Si desde la producción se planteasen regularmente lo que aporta un proyecto respecto al cine, lo que tiene de nuevo y la necesidad de seguir adelante, muy probablemente el número de estrenos al año se reduciría drásticamente.
Algunos creerán que eso le podría abrir algo de camino al cine español, evidente error si se examina la aportación patria de forma aislada, con idéntico modo de revolcarse en recurrencias pero con el hecho diferenciador de sus propias limitaciones.
Mientras por aquí se hace de la vida una solicitud de subvenciones y una lucha chauvinista por la defensa del origen sobre la calidad, en el otro lado los beneficios económicos y el funcionamiento industrial evitan resentirse por limitarse a creaciones novedosas y prueban con otro método de reconocida eficacia.
Gracias a la combinación de nombres, el número de películas que se estrenan al año, aún cuando sean para volver una y otra vez sobre lo mismo, permite que unos tengan excusa para sentarse en la butaca -aunque sea para echar una cabezadita- y otros puedan sustraerle unos cuantos euros al expectante incansable a costa de una reventa intencionada. Porque el cruce de personajes famosos buscando nuevas uniones, consigue que se den todas las posibilidades para volver a por lo mismo.
Hace no demasiado tiempo Harrison Ford se aliaba a Michelle Pfeiffer con un propósito similar. El telurismo de la mansión, el pasado que condiciona a sus inquilinos, volvía por enésima vez con el pretexto de unir a ambas figuras. Las variantes de la casa encantada, tópico clásico del cuento de miedo, sigue ahora hacia adelante con idéntica superficilidad pero menos estrépito, esta vez con los rostros de Dennis Quaid y Sharon Stone.
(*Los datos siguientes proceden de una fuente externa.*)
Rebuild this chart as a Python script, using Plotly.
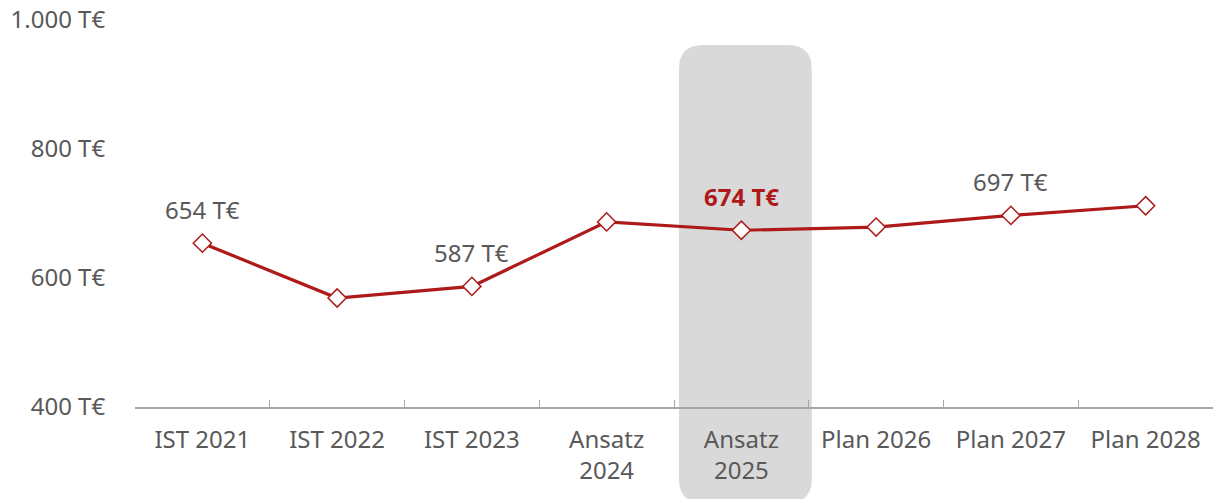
import plotly.graph_objects as go

# data
categories = ["IST 2021", "IST 2022", "IST 2023", "Ansatz<br>2024", "Ansatz<br>2025",
              "Plan 2026", "Plan 2027", "Plan 2028"]
values = [654, 569, 587, 687, 674, 679, 697, 712]
labelled = [0, 2, 4, 6]          # points that carry a value label
highlight = 4                    # index of the highlighted category
y_ticks = [400, 600, 800, 1000]
y_ticktext = [f"{v:,} T€".replace(",", ".") for v in y_ticks]

red = "#ae1a1a"
grey_text = "#595959"
font_family = "Noto Sans, Open Sans, sans-serif"
fs = 24

W, H = 1214, 499
ml, mr, mt, mb = 135, 1, 20, 92
pw, ph = W - ml - mr, H - mt - mb

fig = go.Figure()
fig.add_trace(go.Scatter(
    x=categories,
    y=values,
    mode="lines+markers",
    line=dict(color=red, width=3.2),
    marker=dict(symbol="diamond", size=14, color="white",
                line=dict(color=red, width=1.5)),
    hoverinfo="skip",
    showlegend=False,
    cliponaxis=False,
))

for i in labelled:
    txt = f"{values[i]} T€"
    col = grey_text
    if i == highlight:
        txt = f"<b>{txt}</b>"
        col = red
    fig.add_annotation(
        x=categories[i], y=values[i], text=txt, showarrow=False,
        yshift=34, font=dict(size=fs, color=col, family=font_family),
    )

# rounded grey band behind the highlighted category (paper coords)
n = len(categories)
cw = pw / n
x0 = (highlight * cw + 5) / pw
x1 = ((highlight + 1) * cw + 3) / pw
y1 = (ph - (45 - mt)) / ph
y0 = -(H + 4 - mt - ph) / ph
rx, ry = 24 / pw, 24 / ph
path = (f"M {x0+rx},{y1} L {x1-rx},{y1} Q {x1},{y1} {x1},{y1-ry} "
        f"L {x1},{y0+ry} Q {x1},{y0} {x1-rx},{y0} L {x0+rx},{y0} "
        f"Q {x0},{y0} {x0},{y0+ry} L {x0},{y1-ry} Q {x0},{y1} {x0+rx},{y1} Z")
fig.add_shape(type="path", path=path, xref="paper", yref="paper",
              fillcolor="#d9d9d9", line=dict(width=0), layer="below")

fig.update_layout(
    width=W, height=H,
    margin=dict(l=ml, r=mr, t=mt, b=mb, autoexpand=False),
    paper_bgcolor="white",
    plot_bgcolor="rgba(0,0,0,0)",
    font=dict(family=font_family, size=fs, color=grey_text),
)
fig.update_xaxes(
    automargin=False, ticklabeloverflow="allow",
    range=[-0.5, n - 0.5],
    showline=True, linecolor="#a6a6a6", linewidth=1.5,
    ticks="inside", ticklen=7, tickcolor="#a6a6a6", tickwidth=1,
    tickson="boundaries", showgrid=False, ticklabelstandoff=10,
    tickfont=dict(size=fs, color=grey_text),
)
fig.update_yaxes(
    automargin=False, ticklabeloverflow="allow",
    range=[400, 1000], tickvals=y_ticks, ticktext=y_ticktext,
    showgrid=False, zeroline=False, showline=False,
    ticks="outside", ticklen=24, tickcolor="rgba(0,0,0,0)",
    tickfont=dict(size=fs, color=grey_text),
)

# drop the default page margin so the figure sits at the window's corner
fig.write_html("out.html", config={"displayModeBar": False},
               post_script="document.body.style.margin='0';document.body.style.overflow='hidden';")
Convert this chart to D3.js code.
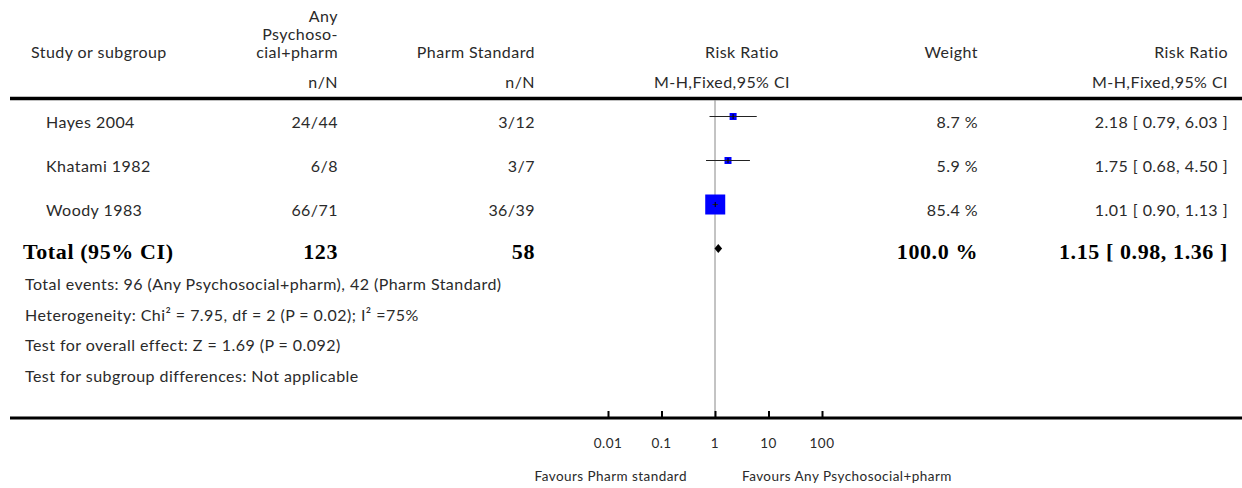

Con el incentivo de que además ésta última llevaba mucho tiempo perdida del primer plano en el cine, y de que el nombre que alimentó a base de cruce de piernas sigue resonando con alegres recuerdos por la época de los 90 en que el sexo era la última transgresión posible del cine comercial.
Por su parte, Dennis Quaid tampoco es que esté en la mejor etapa de su carrera, pero no ha caído en excesiva desgracia y sus escasas aportaciones han mantenido siempre una cierta dignidad.
La dirección de ambos como matrimonio consolidado -con sus inevitables matices- corre a cargo de un realizador con aires de autor que se lanza a su más clara apuesta comercial, con algo de sello propio que huele en parte a honesta incompetencia. Mike Figgis, cuya más conocida película sigue siendo "Leaving Las Vegas", huye de aquello que no es capaz de provocar, hasta que no le queda otro remedio. Forma así una permanente introducción que ni llega a arrancar, ni parece pretenderlo, hasta que se le echa encima la hora del desenlace y huyendo de sustos que ni le interesan a él ni a nosotros, corta y pega del guión de cualquiera de las más básicas obras de género para con sencillez y simpleza, ponerle el punto y final.
Se agradece que entre tanto ánimo de sorpresa, de desenlace para echar cuentas y trampa al público, Figgis prefiera dejarnos descansar en un remanso de paz con pocos aspavientos. Si bien demuestra que no es Kubrick creando ambientes o eligiendo malos malísimos, la coherencia con sus limitaciones o su motivación consiguen una película que entre la mediocridad y lo hueco se aguanta milagrosamente. Quizá por no caer en excesivas incoherencias ni forzar la maquinaria, sobre todo por no abocarnos a una estresante lucha de chirridos y sangre adolescente. Aunque con ello cumpla de forma excesivamente apurada.